:: Data rows
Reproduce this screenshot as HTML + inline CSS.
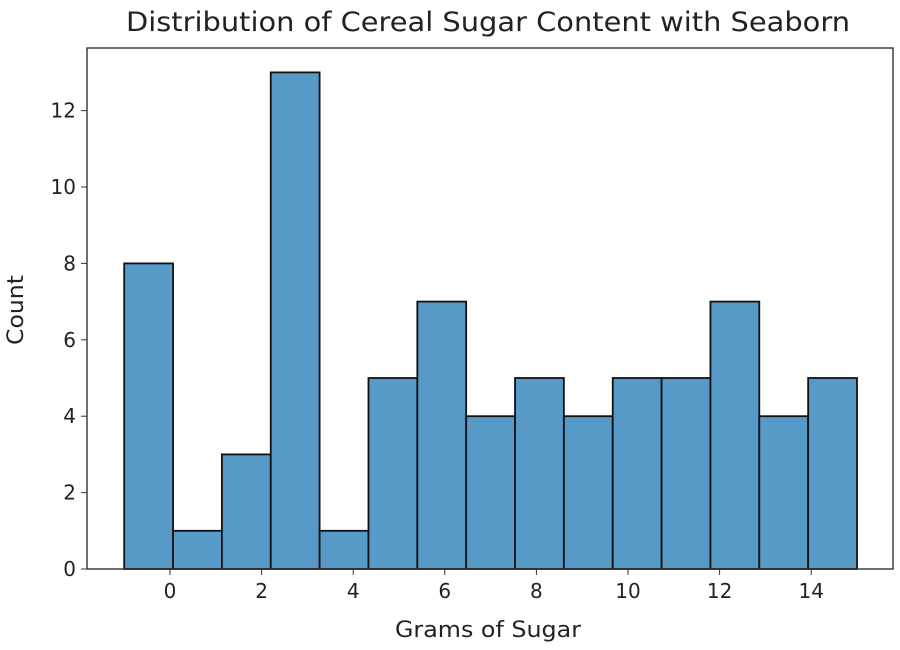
::::
:: Data rows
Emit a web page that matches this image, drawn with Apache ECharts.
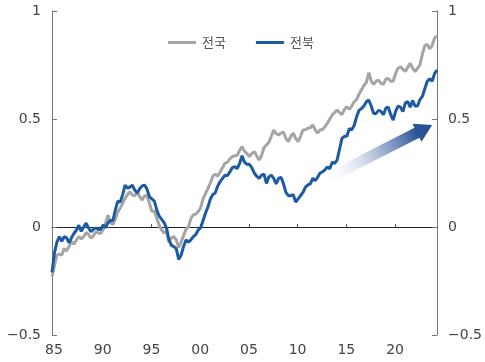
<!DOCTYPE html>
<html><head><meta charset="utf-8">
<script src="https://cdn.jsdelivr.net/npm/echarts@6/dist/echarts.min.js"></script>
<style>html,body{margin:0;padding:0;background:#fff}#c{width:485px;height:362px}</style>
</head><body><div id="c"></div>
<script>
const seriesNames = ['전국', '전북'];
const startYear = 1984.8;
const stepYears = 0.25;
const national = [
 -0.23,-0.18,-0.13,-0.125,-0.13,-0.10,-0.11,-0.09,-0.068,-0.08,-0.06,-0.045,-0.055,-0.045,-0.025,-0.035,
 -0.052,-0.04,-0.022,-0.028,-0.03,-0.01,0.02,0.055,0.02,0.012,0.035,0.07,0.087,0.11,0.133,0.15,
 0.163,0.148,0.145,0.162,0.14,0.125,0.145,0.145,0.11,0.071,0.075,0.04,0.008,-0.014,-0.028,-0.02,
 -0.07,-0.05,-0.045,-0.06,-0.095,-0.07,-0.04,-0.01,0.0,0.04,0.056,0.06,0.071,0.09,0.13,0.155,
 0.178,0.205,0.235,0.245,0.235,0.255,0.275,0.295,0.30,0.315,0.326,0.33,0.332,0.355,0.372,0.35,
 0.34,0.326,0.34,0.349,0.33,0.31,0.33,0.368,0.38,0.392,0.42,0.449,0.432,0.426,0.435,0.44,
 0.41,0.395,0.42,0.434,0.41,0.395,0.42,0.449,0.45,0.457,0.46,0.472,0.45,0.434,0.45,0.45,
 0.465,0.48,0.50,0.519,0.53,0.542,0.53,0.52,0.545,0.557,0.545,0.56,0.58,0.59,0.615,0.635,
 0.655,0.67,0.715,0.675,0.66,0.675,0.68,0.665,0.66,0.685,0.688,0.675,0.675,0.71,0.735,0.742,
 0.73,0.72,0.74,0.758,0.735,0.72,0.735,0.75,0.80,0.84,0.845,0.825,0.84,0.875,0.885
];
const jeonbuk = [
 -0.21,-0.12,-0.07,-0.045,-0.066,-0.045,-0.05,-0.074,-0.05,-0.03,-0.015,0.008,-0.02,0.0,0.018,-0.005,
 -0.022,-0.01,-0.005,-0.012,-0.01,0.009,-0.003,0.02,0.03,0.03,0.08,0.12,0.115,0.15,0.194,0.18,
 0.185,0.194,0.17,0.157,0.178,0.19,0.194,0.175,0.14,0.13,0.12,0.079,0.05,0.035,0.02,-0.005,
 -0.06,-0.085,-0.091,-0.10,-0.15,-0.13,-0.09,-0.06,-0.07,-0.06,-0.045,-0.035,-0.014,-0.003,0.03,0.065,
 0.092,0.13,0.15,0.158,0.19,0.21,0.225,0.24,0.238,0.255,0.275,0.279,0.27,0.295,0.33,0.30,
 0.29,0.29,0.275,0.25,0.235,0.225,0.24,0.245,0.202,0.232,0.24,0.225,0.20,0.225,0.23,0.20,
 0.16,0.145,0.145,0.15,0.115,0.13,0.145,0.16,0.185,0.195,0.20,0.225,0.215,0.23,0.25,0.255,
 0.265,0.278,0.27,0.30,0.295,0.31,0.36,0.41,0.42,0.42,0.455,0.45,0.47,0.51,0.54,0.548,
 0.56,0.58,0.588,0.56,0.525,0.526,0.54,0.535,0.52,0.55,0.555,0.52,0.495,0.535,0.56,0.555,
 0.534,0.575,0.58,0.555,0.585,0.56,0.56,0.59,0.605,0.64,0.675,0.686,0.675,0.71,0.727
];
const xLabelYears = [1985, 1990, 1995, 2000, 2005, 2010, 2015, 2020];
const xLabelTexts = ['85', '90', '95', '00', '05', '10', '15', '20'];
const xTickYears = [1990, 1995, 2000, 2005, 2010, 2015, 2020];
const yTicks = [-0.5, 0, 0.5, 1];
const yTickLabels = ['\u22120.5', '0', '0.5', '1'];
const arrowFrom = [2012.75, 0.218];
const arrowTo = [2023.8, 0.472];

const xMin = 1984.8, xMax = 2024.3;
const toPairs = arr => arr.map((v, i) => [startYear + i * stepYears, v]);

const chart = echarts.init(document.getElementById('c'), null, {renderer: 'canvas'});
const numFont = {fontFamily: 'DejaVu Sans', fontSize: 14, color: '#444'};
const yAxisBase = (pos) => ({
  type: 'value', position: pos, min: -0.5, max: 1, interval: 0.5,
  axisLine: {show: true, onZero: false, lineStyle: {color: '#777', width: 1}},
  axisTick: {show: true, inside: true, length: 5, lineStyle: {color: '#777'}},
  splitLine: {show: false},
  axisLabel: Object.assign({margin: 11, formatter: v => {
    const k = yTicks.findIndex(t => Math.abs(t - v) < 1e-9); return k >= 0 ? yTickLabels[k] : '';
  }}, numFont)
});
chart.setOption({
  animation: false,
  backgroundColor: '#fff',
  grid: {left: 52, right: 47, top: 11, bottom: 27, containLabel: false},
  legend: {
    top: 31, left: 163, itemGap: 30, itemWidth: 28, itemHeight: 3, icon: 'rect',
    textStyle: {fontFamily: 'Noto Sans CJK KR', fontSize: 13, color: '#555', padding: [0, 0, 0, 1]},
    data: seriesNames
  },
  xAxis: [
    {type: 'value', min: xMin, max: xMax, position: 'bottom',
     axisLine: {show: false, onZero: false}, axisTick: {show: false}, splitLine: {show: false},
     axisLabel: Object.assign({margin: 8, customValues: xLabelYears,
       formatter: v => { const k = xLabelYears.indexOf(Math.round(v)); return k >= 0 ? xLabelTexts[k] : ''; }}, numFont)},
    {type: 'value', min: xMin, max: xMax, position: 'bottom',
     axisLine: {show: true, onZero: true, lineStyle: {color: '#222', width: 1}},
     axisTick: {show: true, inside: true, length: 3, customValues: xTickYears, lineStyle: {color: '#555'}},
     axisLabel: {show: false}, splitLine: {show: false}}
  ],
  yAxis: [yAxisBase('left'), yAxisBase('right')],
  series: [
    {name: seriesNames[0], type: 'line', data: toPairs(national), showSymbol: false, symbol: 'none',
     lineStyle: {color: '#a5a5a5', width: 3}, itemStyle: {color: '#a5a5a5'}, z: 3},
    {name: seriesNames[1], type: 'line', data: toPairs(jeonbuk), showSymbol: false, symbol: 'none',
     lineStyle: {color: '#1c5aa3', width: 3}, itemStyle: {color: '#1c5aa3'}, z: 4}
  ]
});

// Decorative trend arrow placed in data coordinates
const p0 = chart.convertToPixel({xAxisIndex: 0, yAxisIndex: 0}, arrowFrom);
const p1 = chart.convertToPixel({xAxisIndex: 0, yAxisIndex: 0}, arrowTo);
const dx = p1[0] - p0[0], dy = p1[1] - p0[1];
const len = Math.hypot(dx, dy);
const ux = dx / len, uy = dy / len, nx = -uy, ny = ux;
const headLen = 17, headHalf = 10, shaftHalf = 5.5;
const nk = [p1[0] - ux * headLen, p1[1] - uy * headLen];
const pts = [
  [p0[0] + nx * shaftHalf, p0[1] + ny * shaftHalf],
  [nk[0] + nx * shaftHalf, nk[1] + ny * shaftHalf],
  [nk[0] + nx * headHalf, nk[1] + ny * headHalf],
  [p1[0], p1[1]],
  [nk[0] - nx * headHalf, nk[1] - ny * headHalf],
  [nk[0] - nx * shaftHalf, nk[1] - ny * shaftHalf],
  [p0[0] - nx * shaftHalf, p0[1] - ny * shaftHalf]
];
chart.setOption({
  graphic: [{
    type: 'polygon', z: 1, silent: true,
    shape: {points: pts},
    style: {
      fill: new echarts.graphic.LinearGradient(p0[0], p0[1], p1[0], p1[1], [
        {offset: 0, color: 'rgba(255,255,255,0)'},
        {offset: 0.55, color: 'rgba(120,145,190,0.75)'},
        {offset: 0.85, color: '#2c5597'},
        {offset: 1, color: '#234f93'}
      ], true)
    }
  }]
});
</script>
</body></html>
::::
:: Data rows
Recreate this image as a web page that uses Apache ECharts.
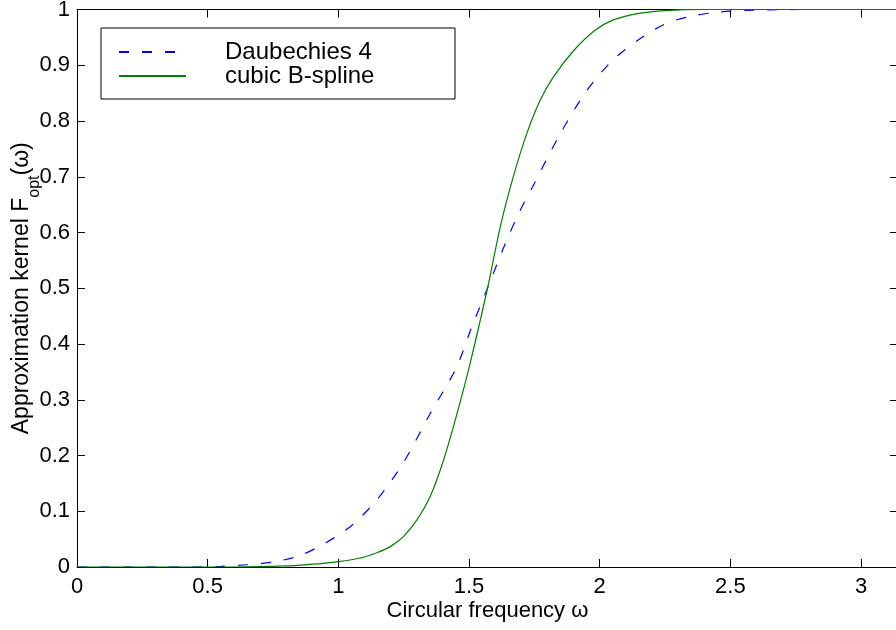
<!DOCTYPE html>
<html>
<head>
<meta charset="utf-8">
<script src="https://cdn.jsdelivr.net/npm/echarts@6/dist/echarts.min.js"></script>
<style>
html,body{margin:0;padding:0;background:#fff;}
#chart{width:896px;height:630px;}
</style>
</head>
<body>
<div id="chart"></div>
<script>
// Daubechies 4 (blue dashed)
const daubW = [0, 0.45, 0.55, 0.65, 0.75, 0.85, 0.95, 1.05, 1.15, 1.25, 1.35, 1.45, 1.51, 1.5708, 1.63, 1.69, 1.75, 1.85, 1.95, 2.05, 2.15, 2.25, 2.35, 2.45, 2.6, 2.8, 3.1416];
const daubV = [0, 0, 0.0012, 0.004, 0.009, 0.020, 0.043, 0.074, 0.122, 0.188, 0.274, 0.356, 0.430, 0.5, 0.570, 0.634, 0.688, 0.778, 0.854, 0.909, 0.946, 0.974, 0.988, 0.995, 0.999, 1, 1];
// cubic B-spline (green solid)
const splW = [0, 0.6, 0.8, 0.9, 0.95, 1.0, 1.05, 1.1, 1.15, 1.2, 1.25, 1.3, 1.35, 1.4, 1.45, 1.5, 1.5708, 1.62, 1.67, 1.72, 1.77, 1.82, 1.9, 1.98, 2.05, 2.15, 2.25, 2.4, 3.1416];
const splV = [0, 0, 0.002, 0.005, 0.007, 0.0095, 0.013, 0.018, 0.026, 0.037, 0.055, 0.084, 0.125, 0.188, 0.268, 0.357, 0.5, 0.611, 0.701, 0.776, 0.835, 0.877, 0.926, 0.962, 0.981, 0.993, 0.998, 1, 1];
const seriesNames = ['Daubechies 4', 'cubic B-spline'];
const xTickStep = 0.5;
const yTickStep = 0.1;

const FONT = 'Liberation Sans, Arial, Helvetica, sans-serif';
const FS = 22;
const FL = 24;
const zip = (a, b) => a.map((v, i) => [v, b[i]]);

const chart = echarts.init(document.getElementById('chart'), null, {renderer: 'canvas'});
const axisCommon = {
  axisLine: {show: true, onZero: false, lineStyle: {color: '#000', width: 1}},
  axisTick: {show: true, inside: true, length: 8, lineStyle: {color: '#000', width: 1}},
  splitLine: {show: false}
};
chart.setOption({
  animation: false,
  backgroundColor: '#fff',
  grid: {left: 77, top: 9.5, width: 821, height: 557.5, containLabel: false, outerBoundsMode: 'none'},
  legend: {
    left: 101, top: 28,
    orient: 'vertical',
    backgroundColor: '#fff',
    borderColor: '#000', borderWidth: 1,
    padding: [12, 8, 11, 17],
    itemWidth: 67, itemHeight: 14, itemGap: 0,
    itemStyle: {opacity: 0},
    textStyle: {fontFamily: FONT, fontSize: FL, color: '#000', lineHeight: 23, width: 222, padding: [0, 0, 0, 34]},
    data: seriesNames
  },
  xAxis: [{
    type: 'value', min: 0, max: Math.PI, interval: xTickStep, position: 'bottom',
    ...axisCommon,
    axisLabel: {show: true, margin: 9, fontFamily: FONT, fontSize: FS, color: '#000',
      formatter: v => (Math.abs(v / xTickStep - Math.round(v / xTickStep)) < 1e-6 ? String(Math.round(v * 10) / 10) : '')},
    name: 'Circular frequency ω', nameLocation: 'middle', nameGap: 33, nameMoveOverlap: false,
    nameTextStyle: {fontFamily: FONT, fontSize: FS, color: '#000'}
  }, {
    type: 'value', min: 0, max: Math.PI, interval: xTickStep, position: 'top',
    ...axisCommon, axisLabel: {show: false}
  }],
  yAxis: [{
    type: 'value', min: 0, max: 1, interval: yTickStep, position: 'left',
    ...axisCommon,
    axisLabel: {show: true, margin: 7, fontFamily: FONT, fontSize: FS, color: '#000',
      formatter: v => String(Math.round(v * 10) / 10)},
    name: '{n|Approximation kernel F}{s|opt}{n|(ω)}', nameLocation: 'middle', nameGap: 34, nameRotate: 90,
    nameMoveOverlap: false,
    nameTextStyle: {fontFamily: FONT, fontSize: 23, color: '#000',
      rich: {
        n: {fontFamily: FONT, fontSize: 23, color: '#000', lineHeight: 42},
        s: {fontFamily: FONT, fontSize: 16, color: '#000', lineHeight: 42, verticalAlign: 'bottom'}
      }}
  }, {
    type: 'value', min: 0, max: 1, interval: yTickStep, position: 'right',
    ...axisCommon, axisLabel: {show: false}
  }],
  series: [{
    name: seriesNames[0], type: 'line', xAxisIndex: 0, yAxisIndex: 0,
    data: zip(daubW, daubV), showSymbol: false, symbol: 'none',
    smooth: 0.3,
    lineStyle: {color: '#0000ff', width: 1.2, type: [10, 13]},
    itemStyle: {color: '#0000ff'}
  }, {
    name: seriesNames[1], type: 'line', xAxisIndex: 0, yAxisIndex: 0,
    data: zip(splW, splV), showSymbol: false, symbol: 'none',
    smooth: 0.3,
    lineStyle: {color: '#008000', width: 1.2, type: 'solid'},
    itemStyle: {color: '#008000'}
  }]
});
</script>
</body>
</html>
::::
● Required task: Give back exactly the lines from the one containing "Recreate this image" to the one containing "const zip = (a, b)", both included, and no pictures.

● Complete output:
Recreate this image as a web page that uses Apache ECharts.
<!DOCTYPE html>
<html>
<head>
<meta charset="utf-8">
<script src="https://cdn.jsdelivr.net/npm/echarts@6/dist/echarts.min.js"></script>
<style>
html,body{margin:0;padding:0;background:#fff;}
#chart{width:896px;height:630px;}
</style>
</head>
<body>
<div id="chart"></div>
<script>
// Daubechies 4 (blue dashed)
const daubW = [0, 0.45, 0.55, 0.65, 0.75, 0.85, 0.95, 1.05, 1.15, 1.25, 1.35, 1.45, 1.51, 1.5708, 1.63, 1.69, 1.75, 1.85, 1.95, 2.05, 2.15, 2.25, 2.35, 2.45, 2.6, 2.8, 3.1416];
const daubV = [0, 0, 0.0012, 0.004, 0.009, 0.020, 0.043, 0.074, 0.122, 0.188, 0.274, 0.356, 0.430, 0.5, 0.570, 0.634, 0.688, 0.778, 0.854, 0.909, 0.946, 0.974, 0.988, 0.995, 0.999, 1, 1];
// cubic B-spline (green solid)
const splW = [0, 0.6, 0.8, 0.9, 0.95, 1.0, 1.05, 1.1, 1.15, 1.2, 1.25, 1.3, 1.35, 1.4, 1.45, 1.5, 1.5708, 1.62, 1.67, 1.72, 1.77, 1.82, 1.9, 1.98, 2.05, 2.15, 2.25, 2.4, 3.1416];
const splV = [0, 0, 0.002, 0.005, 0.007, 0.0095, 0.013, 0.018, 0.026, 0.037, 0.055, 0.084, 0.125, 0.188, 0.268, 0.357, 0.5, 0.611, 0.701, 0.776, 0.835, 0.877, 0.926, 0.962, 0.981, 0.993, 0.998, 1, 1];
const seriesNames = ['Daubechies 4', 'cubic B-spline'];
const xTickStep = 0.5;
const yTickStep = 0.1;

const FONT = 'Liberation Sans, Arial, Helvetica, sans-serif';
const FS = 22;
const FL = 24;
const zip = (a, b) => a.map((v, i) => [v, b[i]]);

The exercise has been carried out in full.